Atılan bütün adımlar eğitimi sermayeye teslim etmek üzerine
Özel okullar için teşvik adımı elbette eğitimi piyasalaştırma çabasıyla atılan ilk adım değil. Geçtiğimiz yıllarda MEB, Türkiye Odalar ve Borsalar Birliği (TOBB) ile yürüttüğü uzun soluklu bir sürecin sonunda devlete ait meslek liselerini şirketlerin hamiliğine vererek öğrencileri, okulları ve öğretmenleri sermayenin ihtiyaçlarına koşma kararı almıştı. Özel meslek liseleri için de yine teşvikler yağdırmıştı. Yeni teşvik paketi ise, özel meslek liselerine verilecek teşvikleri organize sanayi bölgeleri dışında ve içinde olmak üzere ayrı düzenliyor. Organize Sanayi Bölgeleri içinde açılan meslek liselerinin ayrıca değerlendirilmesi atılan bu adımların yine sermayenin çıkarlarına hizmet ettiğini gösteriyor.

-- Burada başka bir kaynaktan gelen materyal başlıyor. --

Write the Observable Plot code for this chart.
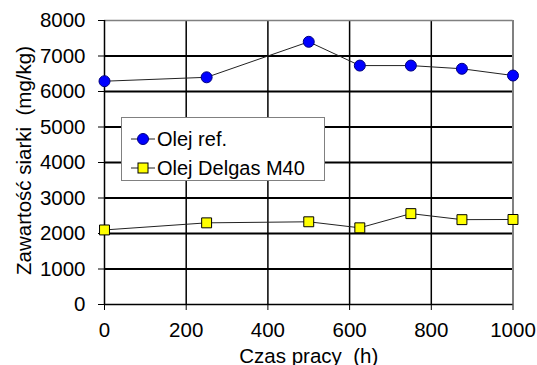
<!DOCTYPE html>
<html><head><meta charset="utf-8">
<script src="https://cdn.jsdelivr.net/npm/d3@7"></script>
<script src="https://cdn.jsdelivr.net/npm/@observablehq/plot@0.6"></script>
<style>
html,body{margin:0;padding:0;background:#fff;}
#wrap{position:relative;width:537px;height:365px;font-family:"Liberation Sans",Arial,sans-serif;}
#legend{position:absolute;left:121px;top:117px;width:204px;height:64px;border:1px solid #808080;background:#fff;box-sizing:border-box;}
.li{position:absolute;left:0;height:20px;display:flex;align-items:center;font-size:20px;color:#000;white-space:nowrap;}
.li svg{margin-left:9px;margin-right:2px;}
</style></head>
<body><div id="wrap"><div id="chart"></div>
<div id="legend"></div></div>
<script>
const hours = [0, 250, 500, 625, 750, 875, 1000];
const refOil = [6290, 6400, 7400, 6730, 6730, 6640, 6450];
const delgasOil = [2100, 2300, 2330, 2160, 2560, 2390, 2395];
const seriesNames = ["Olej ref.", "Olej Delgas M40"];
const xTicks = [0, 200, 400, 600, 800, 1000];
const yTicks = [0, 1000, 2000, 3000, 4000, 5000, 6000, 7000, 8000];
const xLabel = "Czas pracy\u00a0\u00a0(h)";
const yLabel = "Zawartość siarki\u00a0\u00a0(mg/kg)";

const ref = hours.map((h, i) => ({h, v: refOil[i]}));
const del = hours.map((h, i) => ({h, v: delgasOil[i]}));
const FS = 20.5;

const chart = Plot.plot({
  width: 537, height: 365,
  marginLeft: 104, marginRight: 24.5, marginTop: 20, marginBottom: 61,
  style: {fontFamily: '"Liberation Sans", Arial, sans-serif', fontSize: FS + "px", color: "#000", background: "#fff", overflow: "visible"},
  x: {domain: [0, 1000]},
  y: {domain: [0, 8000]},
  marks: [
    Plot.ruleY(yTicks.filter(d => d > 0 && d < 8000), {stroke: "#000", strokeWidth: 2}),
    Plot.ruleX(xTicks.filter(d => d > 0 && d < 1000), {stroke: "#000", strokeWidth: 1.5}),
    Plot.ruleY([8000], {stroke: "#808080", strokeWidth: 1.5}),
    Plot.ruleX([1000], {stroke: "#808080", strokeWidth: 2}),
    Plot.ruleX([0], {stroke: "#000", strokeWidth: 1.5}),
    Plot.ruleY([0], {stroke: "#000", strokeWidth: 1.5}),
    Plot.axisY({ticks: yTicks, tickSize: 6, tickPadding: 13, fontSize: FS, tickFormat: d => String(d), label: null, stroke: "#000", fill: "#000"}),
    Plot.axisX({ticks: xTicks, tickSize: 6, tickPadding: 12, fontSize: FS, tickFormat: d => String(d), label: null, stroke: "#000", fill: "#000"}),
    Plot.text([yLabel], {frameAnchor: "left", textAnchor: "middle", dx: -80, dy: -2, rotate: -90, fontSize: FS, fill: "#000"}),
    Plot.text([xLabel], {frameAnchor: "bottom", textAnchor: "middle", lineAnchor: "bottom", dy: 58, fontSize: FS, fill: "#000"}),
    Plot.line(ref, {x: "h", y: "v", stroke: "#222", strokeWidth: 1}),
    Plot.line(del, {x: "h", y: "v", stroke: "#222", strokeWidth: 1}),
    Plot.dot(ref, {x: "h", y: "v", r: 5.5, fill: "#0000ff", stroke: "#000080", strokeWidth: 1}),
    Plot.dot(del, {x: "h", y: "v", symbol: "square", r: 5.6, fill: "#ffff00", stroke: "#000", strokeWidth: 1})
  ]
});
document.getElementById("chart").appendChild(chart);

const legend = document.getElementById("legend");
const markers = [
  '<circle cx="12" cy="10" r="5.5" fill="#0000ff" stroke="#000080"/>',
  '<rect x="7" y="5" width="10" height="10" fill="#ffff00" stroke="#000"/>'
];
seriesNames.forEach((n, i) => {
  const d = document.createElement("div");
  d.className = "li";
  d.style.top = (11 + i * 29) + "px";
  d.innerHTML = '<svg width="24" height="20"><line x1="0" x2="24" y1="10" y2="10" stroke="#222"/>' + markers[i] + '</svg><span></span>';
  d.querySelector("span").textContent = n;
  legend.appendChild(d);
});
</script></body></html>
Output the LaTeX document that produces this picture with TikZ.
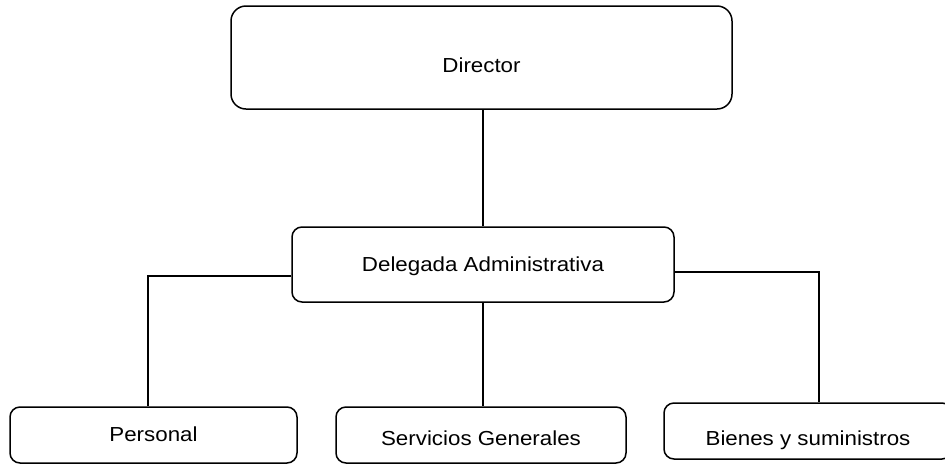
\documentclass[tikz,border=0pt]{standalone}
\usepackage{fontspec}
\setmainfont{Liberation Sans}[FakeStretch=1.1]
\begin{document}
\begin{tikzpicture}[x=1pt,y=-1pt,
  unit/.style={draw, line width=1.5pt, rounded corners=10pt, inner sep=0pt,
    minimum height=56pt, text height=14.5pt, text depth=0pt,
    font=\fontsize{20.3}{24}\selectfont},
  link/.style={line width=1.5pt}]

\useasboundingbox (0,0) rectangle (945,464);

\node[unit, rounded corners=15pt, minimum width=501pt, minimum height=103pt, text height=29.6pt] (director) at (481.5,57.5) {Director};
\node[unit, minimum width=382pt, minimum height=75pt] (delegada) at (483,264.5) {Delegada Administrativa};

\node[unit, minimum width=287pt, text depth=2.5pt] (personal) at (153.5,435) {Personal};
\node[unit, minimum width=290pt, text height=20pt] (servicios) at (481,435) {Servicios Generales};
\node[unit, minimum width=288pt, text height=28pt] (bienes) at (808,431) {Bienes y suministros};

\draw[link] (delegada.north) -- (delegada.north |- director.south);
\draw[link] (delegada.south) -- (delegada.south |- servicios.north);
\draw[link] ([yshift=-11.5pt]delegada.west) -| ([xshift=-5.5pt]personal.north);
\draw[link] ([yshift=-7.5pt]delegada.east) -| ([xshift=11pt]bienes.north);

\end{tikzpicture}
\end{document}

Cumhurbaşkanı Erdoğan, 2018 yılında patronlardan oluşan bir kabine kurarak ülkeyi bir anonim şirket gibi yöneteceğini ısrarla vurgulamıştı. Eğitim alanında bu görev kendisi de bir özel okul patronu ve bir öğretmen olan Ziya Selçuk’a verilmişti. 2018’de TBMM Plan ve Bütçe Komisyonunda yer alan Selçuk, 2019’da eğitime ayrılması öngörülen bütçeyi sunmuş ve özel öğretime teşvik uygulamasını kademeli olarak azaltarak kaldırılacağını söylemişti. Bakan Selçuk gerekçesini ise “dezavantajlı durumdaki devlet okullarına daha nitelikli hizmet” olarak göstermişti. 2020’nin sonuna geldik, bugüne kadar ne dezavantajlı durumdaki devlet okullarına nitelikli hizmet verildi ne de özel öğretime verilen teşvikler azaltıldı. Tam tersine atılan bütün adımlar devlet okullarının nitelik kaybetmesine ve özel okullara teşvik sağlamaya yönelikti. Böylelikle eğitim de bir sektör haline getirilerek sermayenin eline bırakıldı.
Eğitim hakkımızı korumak için örgütlü mücadeleye!
Nitelikli ve bilimsel eğitim almak öğrencilerin en temel hakkıdır. Ama bu sermayenin eliyle mümkün değildir. Devletin bütçesi özel okul patronlarına müşteri sağlamak için değil okullarda eğitimin herkesçe ulaşılabilir, nitelikli ve bilimsel olmasını sağlamak için kullanılmalıdır. Buna ulaşmak ancak tüm özel okulların kamulaştırılması ve sermayenin pis ellerinin eğitimin üzerinden çekilmesiyle gerçekleşebilir. Eğitim sistemi emekçi halkın çıkarlarına yönelik olarak tekrar düzenlenmelidir. Bunları sağlamak için örgütlü bir mücadele yürüterek eğitim hakkımızı sermayeye karşı savunmalıyız.
Bu yazı Gerçek gazetesinin Ocak 2021 tarihli 136. sayısında yayınlanmıştır.